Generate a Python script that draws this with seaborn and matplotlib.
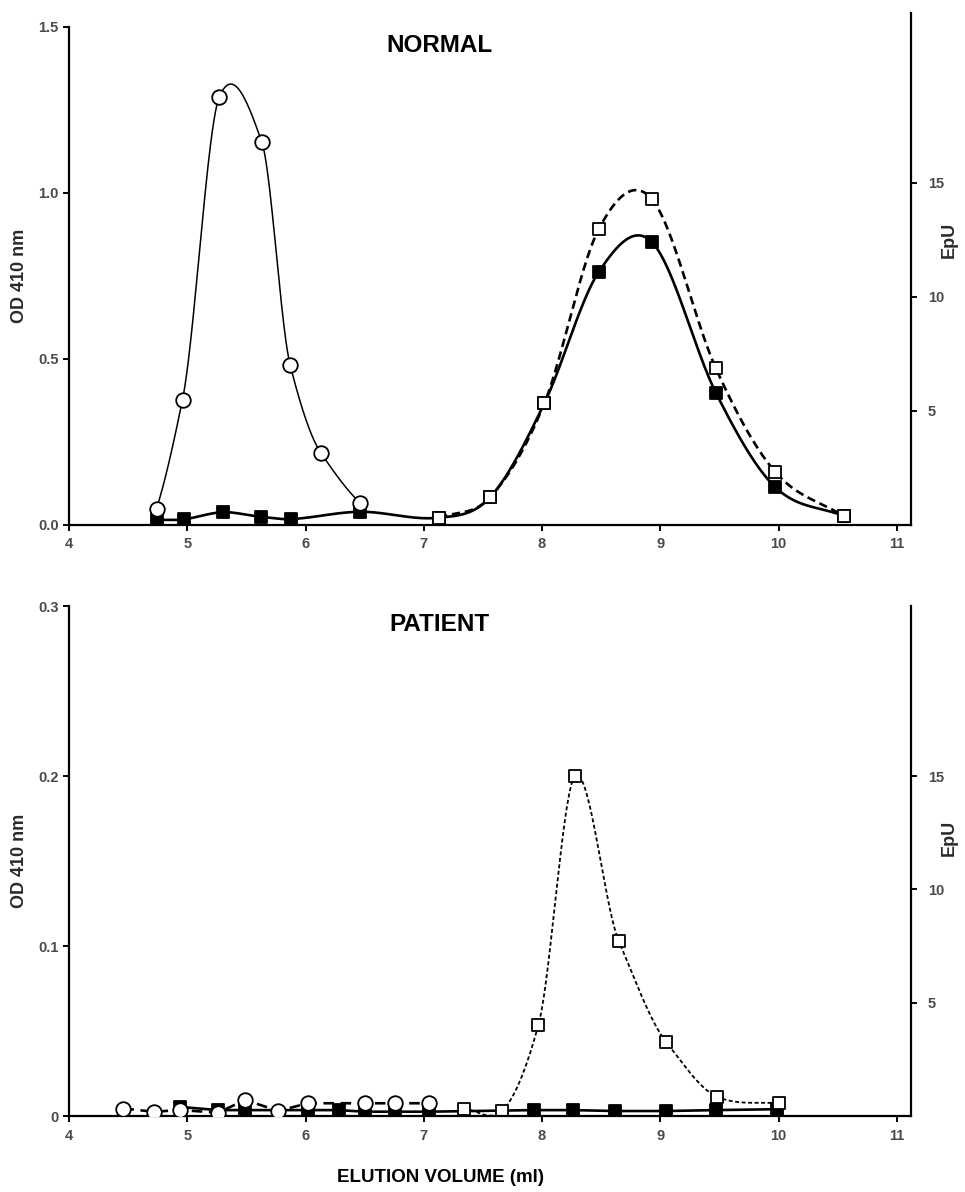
import numpy as np
import matplotlib
matplotlib.use("Agg")
import matplotlib.pyplot as plt
import seaborn as sns

# ---- data ----
# NORMAL panel
n_circ_x = [4.74, 4.96, 5.27, 5.63, 5.87, 6.13, 6.46]
n_circ_od = [0.049, 0.378, 1.288, 1.154, 0.482, 0.217, 0.067]

n_fill_x = [4.74, 4.97, 5.30, 5.62, 5.88, 6.46, 7.13, 7.56, 8.02, 8.48, 8.93, 9.47, 9.97, 10.55]
n_fill_epu = [0.22, 0.25, 0.56, 0.36, 0.26, 0.58, 0.32, 1.21, 5.34, 11.1, 12.4, 5.8, 1.67, 0.39]

n_open_x = [7.13, 7.56, 8.02, 8.48, 8.93, 9.47, 9.97, 10.55]
n_open_epu = [0.32, 1.21, 5.34, 12.98, 14.28, 6.87, 2.34, 0.39]

# PATIENT panel
p_circ_x = [4.46, 4.72, 4.94, 5.26, 5.49, 5.77, 6.02, 6.50, 6.76, 7.04]
p_circ_od = [0.0044, 0.0025, 0.0035, 0.0020, 0.0094, 0.0030, 0.0075, 0.0075, 0.0075, 0.0075]

p_fill_x = [4.94, 5.26, 5.49, 6.02, 6.28, 6.50, 6.76, 7.04, 7.93, 8.26, 8.62, 9.05, 9.47, 9.99]
p_fill_epu = [0.40, 0.26, 0.26, 0.26, 0.26, 0.19, 0.19, 0.19, 0.26, 0.26, 0.22, 0.22, 0.26, 0.30]

p_open_x = [7.34, 7.66, 7.97, 8.28, 8.65, 9.05, 9.48, 10.0]
p_open_epu = [0.32, 0.22, 4.03, 15.0, 7.7, 3.26, 0.85, 0.56]

x_ticks = [4, 5, 6, 7, 8, 9, 10, 11]
epu_ticks = [5, 10, 15]


def smooth(x, y, k=1.0, n=60):
    # cardinal (Catmull-Rom like) curve through the points, only for drawing the line
    x = np.asarray(x, float)
    y = np.asarray(y, float)
    m = np.zeros(len(x))
    m[1:-1] = (y[2:] - y[:-2]) / (x[2:] - x[:-2])
    m[0] = (y[1] - y[0]) / (x[1] - x[0])
    m[-1] = (y[-1] - y[-2]) / (x[-1] - x[-2])
    m *= k
    xs_all, ys_all = [], []
    for i in range(len(x) - 1):
        h = x[i + 1] - x[i]
        t = np.linspace(0, 1, n)
        h00 = 2 * t ** 3 - 3 * t ** 2 + 1
        h10 = t ** 3 - 2 * t ** 2 + t
        h01 = -2 * t ** 3 + 3 * t ** 2
        h11 = t ** 3 - t ** 2
        xs_all.append(x[i] + h * t)
        ys_all.append(h00 * y[i] + h10 * h * m[i] + h01 * y[i + 1] + h11 * h * m[i + 1])
    return np.concatenate(xs_all), np.concatenate(ys_all)


sns.set_style("ticks")
plt.rcParams["font.family"] = ["Liberation Sans", "DejaVu Sans"]
plt.rcParams["font.weight"] = "bold"

TICK_C = "#4a4a4a"
LAB_C = "#2a2a2a"

W, H = 965, 1192
fig = plt.figure(figsize=(W / 100, H / 100), dpi=100)


def frac(left, top, right, bottom):
    return [left / W, 1 - bottom / H, (right - left) / W, (bottom - top) / H]


def style_axes(ax, ax2):
    for s in ["top", "right"]:
        ax.spines[s].set_visible(False)
    for s in ["top", "left", "bottom"]:
        ax2.spines[s].set_visible(False)
    for a in (ax, ax2):
        for s in a.spines.values():
            s.set_linewidth(1.6)
            s.set_color("black")
    ax.tick_params(direction="out", length=4, width=1.4, colors="black",
                   labelcolor=TICK_C, labelsize=10.5)
    ax.tick_params(axis="x", pad=5)
    ax2.tick_params(axis="y", direction="out", length=4, width=1.4, colors="black",
                    labelcolor=TICK_C, labelsize=10.5, left=False, labelleft=False,
                    right=True, labelright=True, pad=8)
    ax2.tick_params(axis="x", bottom=False, labelbottom=False)
    ax.set_xlim(4, 11.12)
    ax.set_xticks(x_ticks)
    ax.set_xticklabels([str(t) for t in x_ticks])
    ax2.set_yticks(epu_ticks)
    ax2.set_yticklabels([str(t) for t in epu_ticks])
    ax.set_zorder(ax2.get_zorder() + 1)
    ax.patch.set_visible(False)
    ax2.patch.set_visible(False)


def markers(ax, x, y, marker, face, size):
    sns.scatterplot(x=x, y=y, ax=ax, marker=marker, s=size, color=face,
                    edgecolor="black", linewidth=1.3, zorder=5, legend=False)


# ================= NORMAL =================
ax = fig.add_axes(frac(69, 27, 911, 525))
ax2 = fig.add_axes(frac(69, 13, 911, 525), sharex=ax)
style_axes(ax, ax2)
ax.set_ylim(0, 1.5)
ax.set_yticks([0, 0.5, 1.0, 1.5])
ax.set_yticklabels(["0.0", "0.5", "1.0", "1.5"])
ax2.set_ylim(0, 22.45)

xs, ys = smooth(n_fill_x, n_fill_epu, k=1.0)
ax2.plot(xs, ys, color="black", lw=1.9, zorder=3)
xs, ys = smooth(n_open_x, n_open_epu, k=1.0)
ax2.plot(xs, ys, color="black", lw=1.9, dashes=(3.2, 1.8), zorder=3)
markers(ax2, n_fill_x, n_fill_epu, "s", "black", 85)
markers(ax2, n_open_x, n_open_epu, "s", "white", 85)

xs, ys = smooth(n_circ_x, n_circ_od, k=0.75)
ax.plot(xs, ys, color="black", lw=1.1, zorder=3)
markers(ax, n_circ_x, n_circ_od, "o", "white", 110)

ax.set_xlabel("")
ax2.set_xlabel("")
ax.set_ylabel("OD 410 nm", fontsize=13, color=LAB_C, fontweight="bold")
ax.yaxis.set_label_coords(-0.049, 0.5)
ax2.set_ylabel("EpU", fontsize=13, color=LAB_C, fontweight="bold")
ax2.yaxis.set_label_coords(1.056, 0.557)
ax.text(0.44, 0.962, "NORMAL", transform=ax.transAxes, ha="center", va="center",
        fontsize=17.5, fontweight="bold", color="black")

# ================= PATIENT =================
bx = fig.add_axes(frac(69, 606, 911, 1116))
bx2 = fig.add_axes(frac(69, 606, 911, 1116), sharex=bx)
style_axes(bx, bx2)
bx.set_ylim(0, 0.3)
bx.set_yticks([0, 0.1, 0.2, 0.3])
bx.set_yticklabels(["0", "0.1", "0.2", "0.3"])
bx2.set_ylim(0, 22.5)

xs, ys = smooth(p_open_x, p_open_epu, k=0.8)
bx2.plot(xs, ys, color="black", lw=1.3, dashes=(2.2, 1.4), zorder=3)
bx2.plot(p_fill_x, p_fill_epu, color="black", lw=1.9, zorder=3)
markers(bx2, p_fill_x, p_fill_epu, "s", "black", 85)
markers(bx2, p_open_x, p_open_epu, "s", "white", 85)

bx.plot(p_circ_x, p_circ_od, color="black", lw=1.9, dashes=(4, 2.5), zorder=3)
markers(bx, p_circ_x, p_circ_od, "o", "white", 110)

bx.set_xlabel("")
bx2.set_xlabel("")
bx.set_ylabel("OD 410 nm", fontsize=13, color=LAB_C, fontweight="bold")
bx.yaxis.set_label_coords(-0.049, 0.5)
bx2.set_ylabel("EpU", fontsize=13, color=LAB_C, fontweight="bold")
bx2.yaxis.set_label_coords(1.056, 0.545)
bx.text(0.44, 0.963, "PATIENT", transform=bx.transAxes, ha="center", va="center",
        fontsize=17.5, fontweight="bold", color="black")

fig.text(0.456, 0.012, "ELUTION VOLUME (ml)", ha="center", va="center",
         fontsize=13.5, fontweight="bold", color="black")

fig.savefig("out.png", dpi=100, facecolor="white")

========

Exercise instructions: Pictures are excluded; extract exactly the lines from the start of the data through the line that holds "epu_ticks = [5, 10, 15]", both ends included.

Answer to this task:
Generate a Python script that draws this with seaborn and matplotlib.
import numpy as np
import matplotlib
matplotlib.use("Agg")
import matplotlib.pyplot as plt
import seaborn as sns

# ---- data ----
# NORMAL panel
n_circ_x = [4.74, 4.96, 5.27, 5.63, 5.87, 6.13, 6.46]
n_circ_od = [0.049, 0.378, 1.288, 1.154, 0.482, 0.217, 0.067]

n_fill_x = [4.74, 4.97, 5.30, 5.62, 5.88, 6.46, 7.13, 7.56, 8.02, 8.48, 8.93, 9.47, 9.97, 10.55]
n_fill_epu = [0.22, 0.25, 0.56, 0.36, 0.26, 0.58, 0.32, 1.21, 5.34, 11.1, 12.4, 5.8, 1.67, 0.39]

n_open_x = [7.13, 7.56, 8.02, 8.48, 8.93, 9.47, 9.97, 10.55]
n_open_epu = [0.32, 1.21, 5.34, 12.98, 14.28, 6.87, 2.34, 0.39]

# PATIENT panel
p_circ_x = [4.46, 4.72, 4.94, 5.26, 5.49, 5.77, 6.02, 6.50, 6.76, 7.04]
p_circ_od = [0.0044, 0.0025, 0.0035, 0.0020, 0.0094, 0.0030, 0.0075, 0.0075, 0.0075, 0.0075]

p_fill_x = [4.94, 5.26, 5.49, 6.02, 6.28, 6.50, 6.76, 7.04, 7.93, 8.26, 8.62, 9.05, 9.47, 9.99]
p_fill_epu = [0.40, 0.26, 0.26, 0.26, 0.26, 0.19, 0.19, 0.19, 0.26, 0.26, 0.22, 0.22, 0.26, 0.30]

p_open_x = [7.34, 7.66, 7.97, 8.28, 8.65, 9.05, 9.48, 10.0]
p_open_epu = [0.32, 0.22, 4.03, 15.0, 7.7, 3.26, 0.85, 0.56]

x_ticks = [4, 5, 6, 7, 8, 9, 10, 11]
epu_ticks = [5, 10, 15]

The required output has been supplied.